Charles Babbage rightfully gets a mention here, but not for his machines as much as for his central idea and impetus for creating them: that computation itself should, in principle, be subject to automation. It simply had to be, since human computers, even those using mechanical aids, made far too many mistakes. There were various arithmometers (mechanical calculating aids like the Pascaline or the 20th-century Curta calculator) already, but they still relied on the operator to do the mathematics - all they could do was a stage of the arithmetic. You needed to know not just which numbers to put in, but how to set up the operator and how many times to crank the handle, when to move the decimal point, etc. Then you had to write the answer out without error and hope the printer you gave the answers to set the type without error. The Difference Engines could only do one kind of calculation (sums of polynomials by the method of finite differences), but they were completely automatic after the "program" - the initial condition - was set up. The fellow cranking the handle only needed to know how to crank a handle. There are two working copies of Difference Engine Nº 2, and they do what it says on the tin. They caculate and print out the results and they create a stereotype mould from which a printing plate may be cast. The Analytical Engine would have been Turing complete, and a computer in the modern sense, but monstrously large, heavy, expensive and likely a nightmare to maintain. I'm just a little too old and unwell to expect to see it working in my lifetime, even as a proper mechanical simulation, but I do expect Plan 28 to become a real working thing at some point. But it's not the machine that's important as much as the ideas it embodies: function external to mechanism (lifted from Jacquard and his predecessors), working memory (storage other than on the cards), and conditional branching to enable iteration and recursion. But Babbage's use of decimal numbers, requiring great mechanical complexity, and his inability to see his machine as anything other than a programmable calculator mean that he's disqualified himself as the father of your practical, ubiquitous computer.

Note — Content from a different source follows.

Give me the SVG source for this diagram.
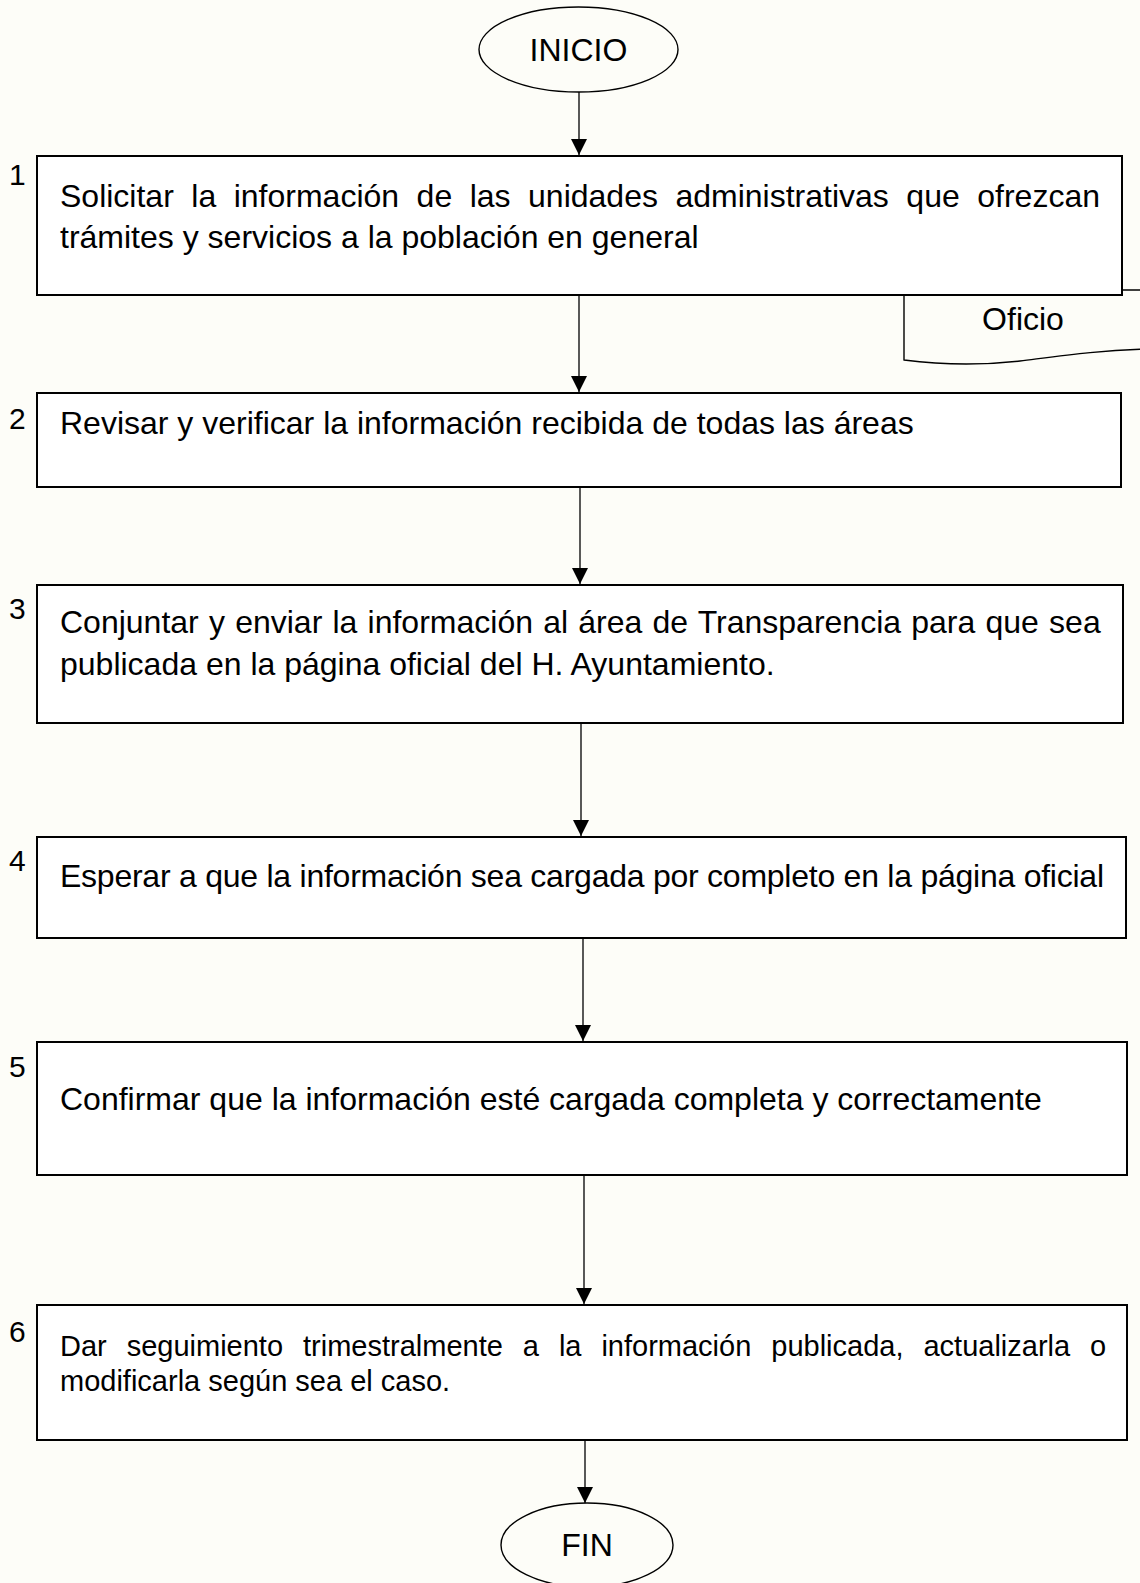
<svg xmlns="http://www.w3.org/2000/svg" width="1140" height="1583" viewBox="0 0 1140 1583">
<style>
text{font-family:"Liberation Sans",Arial,sans-serif;fill:#000}
.t{font-size:32px}
.t6{font-size:29px}
.n{font-size:30px}
.box{fill:#fff;stroke:#000;stroke-width:2}
.term{fill:none;stroke:#000;stroke-width:1.4}
.doc{fill:none;stroke:#000;stroke-width:1.4}
.conn line{stroke:#000;stroke-width:1.3}
</style>
<defs>
<marker id="ah" markerUnits="userSpaceOnUse" markerWidth="16" markerHeight="16" viewBox="0 0 15 15" refX="15" refY="7.5" orient="auto">
<path d="M0,0 L15,7.5 L0,15 z" fill="#000"/>
</marker>
</defs>
<rect x="0" y="0" width="1140" height="1583" fill="#fdfdf8"/>
<g id="inicio">
<ellipse class="term" cx="578.5" cy="49.5" rx="99.5" ry="42.5"/>
<text class="t" x="578.5" y="61" text-anchor="middle">INICIO</text>
</g>
<g id="oficio">
<path class="doc" d="M904,290 L1150,290 L1150,349 C1100,350 1060,356 1020,361 C985,365 950,366 904,360 Z"/>
<text class="t" x="1023" y="330" text-anchor="middle">Oficio</text>
</g>
<g id="step1">
<rect class="box" x="37" y="156" width="1085" height="139"/>
<text class="n" x="9" y="185">1</text>
<text class="t" x="60" y="207" word-spacing="8.6">Solicitar la información de las unidades administrativas que ofrezcan</text>
<text class="t" x="60" y="248">trámites y servicios a la población en general</text>
</g>
<g id="step2">
<rect class="box" x="37" y="393" width="1084" height="94"/>
<text class="n" x="9" y="429">2</text>
<text class="t" x="60" y="434">Revisar y verificar la información recibida de todas las áreas</text>
</g>
<g id="step3">
<rect class="box" x="37" y="585" width="1086" height="138"/>
<text class="n" x="9" y="619">3</text>
<text class="t" x="60" y="633" word-spacing="1.3">Conjuntar y enviar la información al área de Transparencia para que sea</text>
<text class="t" x="60" y="675">publicada en la página oficial del H. Ayuntamiento.</text>
</g>
<g id="step4">
<rect class="box" x="37" y="837" width="1089" height="101"/>
<text class="n" x="9" y="871">4</text>
<text class="t" x="60" y="887" textLength="1044" lengthAdjust="spacing">Esperar a que la información sea cargada por completo en la página oficial</text>
</g>
<g id="step5">
<rect class="box" x="37" y="1042" width="1090" height="133"/>
<text class="n" x="9" y="1077">5</text>
<text class="t" x="60" y="1110">Confirmar que la información esté cargada completa y correctamente</text>
</g>
<g id="step6">
<rect class="box" x="37" y="1305" width="1090" height="135"/>
<text class="n" x="9" y="1342">6</text>
<text class="t6" x="60" y="1356" word-spacing="11.9">Dar seguimiento trimestralmente a la información publicada, actualizarla o</text>
<text class="t6" x="60" y="1391">modificarla según sea el caso.</text>
</g>
<g id="fin">
<ellipse class="term" cx="587" cy="1545" rx="86" ry="42"/>
<text class="t" x="587" y="1556" text-anchor="middle">FIN</text>
</g>
<g id="connectors" class="conn">
<line x1="579" y1="92" x2="579" y2="155" marker-end="url(#ah)"/>
<line x1="579" y1="296" x2="579" y2="392" marker-end="url(#ah)"/>
<line x1="580" y1="488" x2="580" y2="584" marker-end="url(#ah)"/>
<line x1="581" y1="724" x2="581" y2="836" marker-end="url(#ah)"/>
<line x1="583" y1="939" x2="583" y2="1041" marker-end="url(#ah)"/>
<line x1="584" y1="1176" x2="584" y2="1304" marker-end="url(#ah)"/>
<line x1="585" y1="1441" x2="585" y2="1503" marker-end="url(#ah)"/>
</g>
</svg>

Binary wins for the same reason that binary won: everything is much, much simpler. Apart from the idea, that is.
George Boole and Augustus De Morgan had already lain the basis for, well, Boolean algebra by 1854, and the idea of binary arithmetic (which Boole's and De Morgan's work could handily automate the moment somebody noticed that it could) goes back at least to Gottfried Leibniz. (To be sure, binary existed before Leibniz, but its use seems to have been restricted to logic, philosophy, mysticism and - believe it or not - poetry.) To an unseemly degree, though, we are still dealing with mathematics in the sense of numbers. And to anybody working with pencil and paper, binary is an awful lot of ones and zeros and chances to make mistakes. Boolean algebra may make sense for logical problems, but without computers (or something very like them), it's just something nice to discover and file away in the annals of mathematical academia when it comes to arithmetic.

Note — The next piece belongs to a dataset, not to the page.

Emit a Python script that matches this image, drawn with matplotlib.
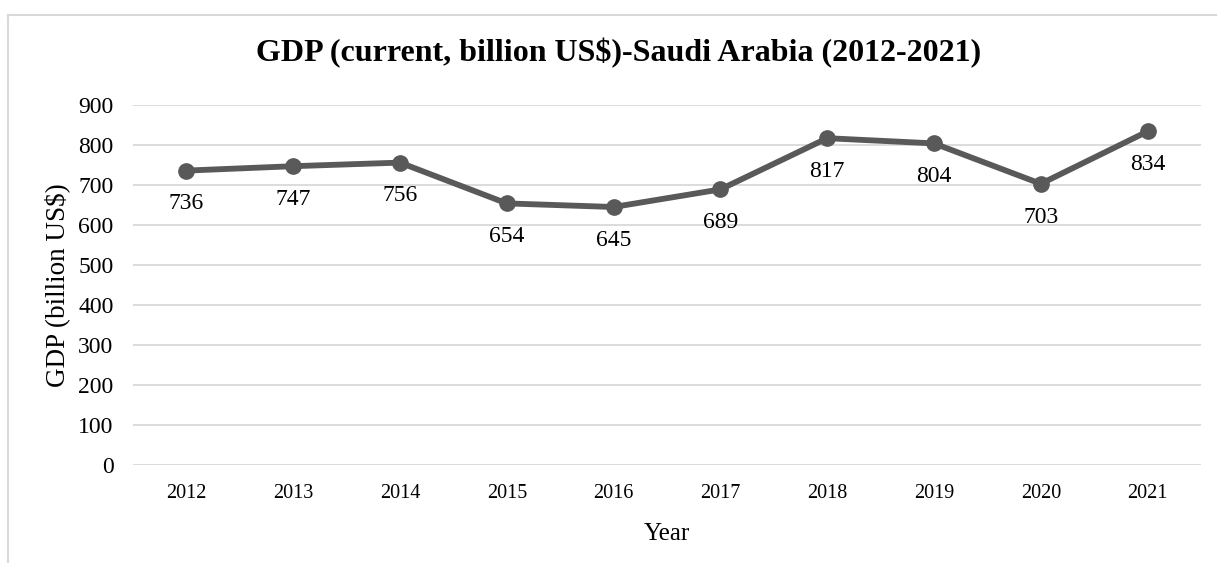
import matplotlib.pyplot as plt
from matplotlib.lines import Line2D

years = ['2012', '2013', '2014', '2015', '2016', '2017', '2018', '2019', '2020', '2021']
gdp = [736, 747, 756, 654, 645, 689, 817, 804, 703, 834]

plt.rcParams['font.family'] = ['Liberation Serif', 'DejaVu Serif']

fig = plt.figure(figsize=(12.17, 5.63), dpi=100)
ax = fig.add_axes([133 / 1217, 1 - 465 / 563, (1201 - 133) / 1217, 360 / 563])

x = list(range(len(years)))
ax.plot(x, gdp, color='#595959', linewidth=4.2, marker='o', markersize=11, zorder=3)

for xi, v in zip(x, gdp):
    ax.annotate(str(v), (xi, v), xytext=(0, -24), textcoords='offset points',
                ha='center', va='center', fontsize=17)

ax.set_xlim(-0.5, len(years) - 0.5)
ax.set_ylim(0, 900)
ax.set_yticks(range(0, 901, 100))
ax.set_xticks(x)
ax.set_xticklabels(years, fontsize=14.5)
ax.tick_params(axis='y', labelsize=17, length=0, pad=14)
ax.tick_params(axis='x', length=0, pad=14)
ax.grid(axis='y', color='#d9d9d9', linewidth=1.3)
ax.set_axisbelow(True)
for s in ax.spines.values():
    s.set_visible(False)

ax.set_xlabel('Year', fontsize=18, labelpad=14)
ax.set_ylabel('GDP (billion US$)', fontsize=19.5, labelpad=6)

fig.text(619 / 1217, 1 - 53 / 563, 'GDP (current, billion US$)-Saudi Arabia (2012-2021)',
         ha='center', va='center', fontsize=23, fontweight='bold')

# chart frame (cropped on the right and bottom)
fig.add_artist(Line2D([8 / 1217, 8 / 1217], [0, 1 - 15 / 563], transform=fig.transFigure,
                      color='#d9d9d9', linewidth=1.5))
fig.add_artist(Line2D([8 / 1217, 1], [1 - 15 / 563, 1 - 15 / 563], transform=fig.transFigure,
                      color='#d9d9d9', linewidth=1.5))

fig.savefig('out.png', dpi=100)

For anybody paying attention, though, Ada King, the Countess Lovelace - who had been tutored by De Morgan - had already made the distinction between computing as we understand it today and mere mechanical calculation in her rightfully famous translation and considerable expansion of Manabrea's Sketch of the Analytcal Engine invented by Charles Babbage. She was talking about a machine that was largely hypothetical, but whose operation was fairly well understood. (That is, what it did was fairly well understood; how to build it so that it does that without breaking while using only the power of a modestly-sized stationary steam engine, keeping within the budget of a wealthy nation and taking slightly less time to build than a medium-sized Gothic cathedral was a different, somewhat harder question.) She had been an acquaintance and sometime friend of Babbage's since she was 17, and was in contact with him while writing the Sketch. Her assertion that a machine of that construction could be used for almost any purpose was astonishing - she recognized that while the machine could only operate on numbers, those numbers didn't have to represent numbers. They could be anything: letters of text, notes of music, colours of a picture - anything that could be represented concretely - and that, while the operations were, strictly speaking, additions and multiplications and such, they could have and necessarily would have different meaning when applied to these numbers-as-metaphor. When looked at one way, that's just saying pray, Mr. Babbage, why can't the pictures from Mr. Jacquard's loom still be pictures in your machine?, but she went deeper than that - about a hundred years before Turing.
All this to say that the technology itself was contemporary with the late Georgian and Victorian period, the ideas were in the air, and the critical insight - using numbers to represent entities other than quantities - was there to be seen by the first person to have a good reason to notice it. Have the right random Belgian sneeze at exactly the right time on a particular Tuesday morning in 1798, just hard enough to have someone next to him spill his coffee in a particular way, causing... and all of a sudden you have Turing-complete binary relay computers by 1820 or so, and wonderfully miniaturized versions running at a reasonable clip (think early vacuum tube mainframe speeds, not today's) only a few years later, even before the incandescent light bulb has been invented. Using such machines to control the gearboxes of armies of clockwork servants is left as an exercise for the reader.